Listen to:
Song to the Heliconian Muses (1:59)
from Theogony
by Hesiod
performed by Bob Gonzalez, rhapsode
In ancient Greece, the other most popular poet to rhapsodize, after the divine Homer, was Hesiod, whose birthday we celebrate today. Here
is the opening to Theogony, Hesiod’s
account of the birth of the gods.

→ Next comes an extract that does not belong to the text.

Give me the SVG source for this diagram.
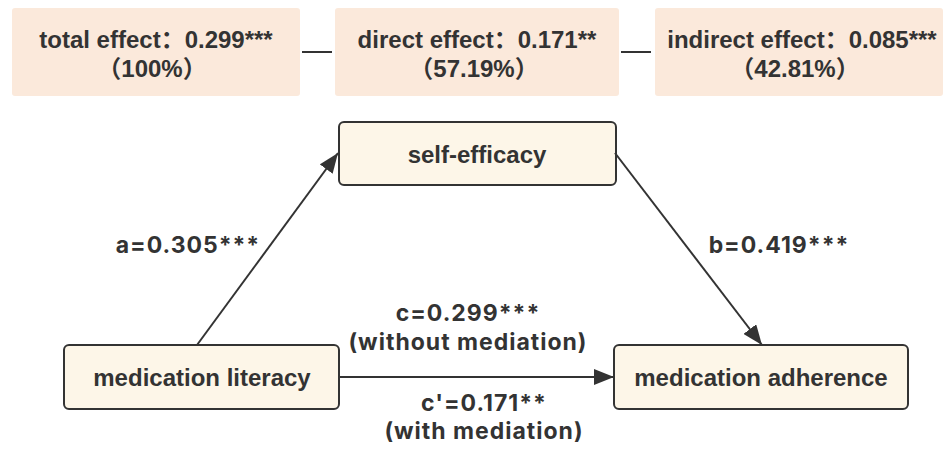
<svg xmlns="http://www.w3.org/2000/svg" width="950" height="452" viewBox="0 0 950 452">
<defs>
<style>
.sum{fill:#fbe9db;}
.node{fill:#fdf6e8;stroke:#333;stroke-width:2;}
.t{font-family:"Liberation Sans","Noto Sans CJK SC",Arial,sans-serif;font-weight:bold;fill:#333;text-anchor:middle;}
.lab{font-family:Inter,"Noto Sans","Noto Sans CJK SC",sans-serif;font-weight:bold;fill:#333;text-anchor:middle;font-size:23px;letter-spacing:1px;}
.edge{stroke:#333;stroke-width:2;fill:none;}
</style>
<marker id="ah2" viewBox="0 0 20 16" refX="20" refY="8" markerWidth="20" markerHeight="16" markerUnits="userSpaceOnUse" orient="auto">
<path d="M0,0 L20,8 L0,16 z" fill="#333"/>
</marker>
</defs>
<g id="total-effect">
<rect class="sum" x="12" y="8" width="288" height="88" rx="3"/>
<text class="t" x="156" y="48" font-size="24">total effect：0.299***</text>
<text class="t" x="152" y="77" font-size="24">（100%）</text>
</g>
<g id="direct-effect">
<rect class="sum" x="335" y="8" width="284" height="88" rx="3"/>
<text class="t" x="477" y="48" font-size="24">direct effect：0.171**</text>
<text class="t" x="474" y="77" font-size="24">（57.19%）</text>
</g>
<g id="indirect-effect">
<rect class="sum" x="655" y="8" width="288" height="88" rx="3"/>
<text class="t" x="802" y="48" font-size="24">indirect effect：0.085***</text>
<text class="t" x="795" y="77" font-size="24">（42.81%）</text>
</g>
<g id="self-efficacy">
<rect class="node" x="339" y="122" width="277" height="63" rx="5"/>
<text class="t" x="477" y="163" font-size="24">self-efficacy</text>
</g>
<g id="medication-literacy">
<rect class="node" x="64" y="345" width="275" height="64" rx="5"/>
<text class="t" x="202" y="386" font-size="24">medication literacy</text>
</g>
<g id="medication-adherence">
<rect class="node" x="614" y="345" width="294" height="64" rx="5"/>
<text class="t" x="761" y="386" font-size="24">medication adherence</text>
</g>
<g id="connectors">
<line class="edge" x1="302" y1="52" x2="332" y2="52"/>
<line class="edge" x1="621" y1="52" x2="651" y2="52"/>
<line class="edge" x1="197" y1="345" x2="338" y2="153" marker-end="url(#ah2)"/>
<line class="edge" x1="615" y1="153" x2="762" y2="345" marker-end="url(#ah2)"/>
<line class="edge" x1="339" y1="377" x2="614" y2="377" marker-end="url(#ah2)"/>
<text class="lab" x="188" y="253">a=0.305***</text>
<text class="lab" x="779" y="253">b=0.419***</text>
<text class="lab" x="468" y="321">c=0.299***</text>
<text class="lab" x="468" y="350">(without mediation)</text>
<text class="lab" x="484" y="411">c'=0.171**</text>
<text class="lab" x="484" y="439">(with mediation)</text>
</g>
</svg>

It appropriately enough begins with an
account of the Muses, who inspire poets as poets inspire rhapsodes:
Of the Heliconian Muses let us begin to sing,
who hold the great and holy mount of Helicon,
and dance on soft feet about the deep-blue spring
and the altar of the almighty son of Cronos,
and, when they have washed their tender bodies,
they make their fair, lovely dances upon highest Helicon
and move with vigorous feet.
From there, they arise and go abroad by night,
veiled in thick mist,
and utter their song with lovely voice,
praising Zeus the aegis-bearer
and queenly Hera of Argos
who walks on golden sandals
and the daughter of Zeus the aegis-bearer – bright-eyed
Athene,
and Phoebus Apollo, and Artemis who delights in arrows,
and Poseidon the earth-bearer who shakes the earth,
and quick-glancing Aphrodite,
and the holy race of all the other deathless ones that are
for ever.
And one day they taught Hesiod glorious song
while he was shepherding his lambs under holy Helicon,
and this word first the goddesses said to me –
the Muses of Olympus,
daughters of Zeus who bears the aegis:
“Shepherds of the wilderness,
wretched things of shame, mere bellies,
we know how to speak many false things
as though they were true;
but we know, when we will,
to utter true things.”
So said the ready-voiced daughters of great Zeus,
and they plucked and gave me a rod,
a shoot of sturdy laurel, a marvellous thing,
and breathed into me a divine voice
to celebrate things that shall be
and things there were in the past;
and they bade me sing
of the race of the blessed gods that are eternally,
but ever to sing of themselves both first and last.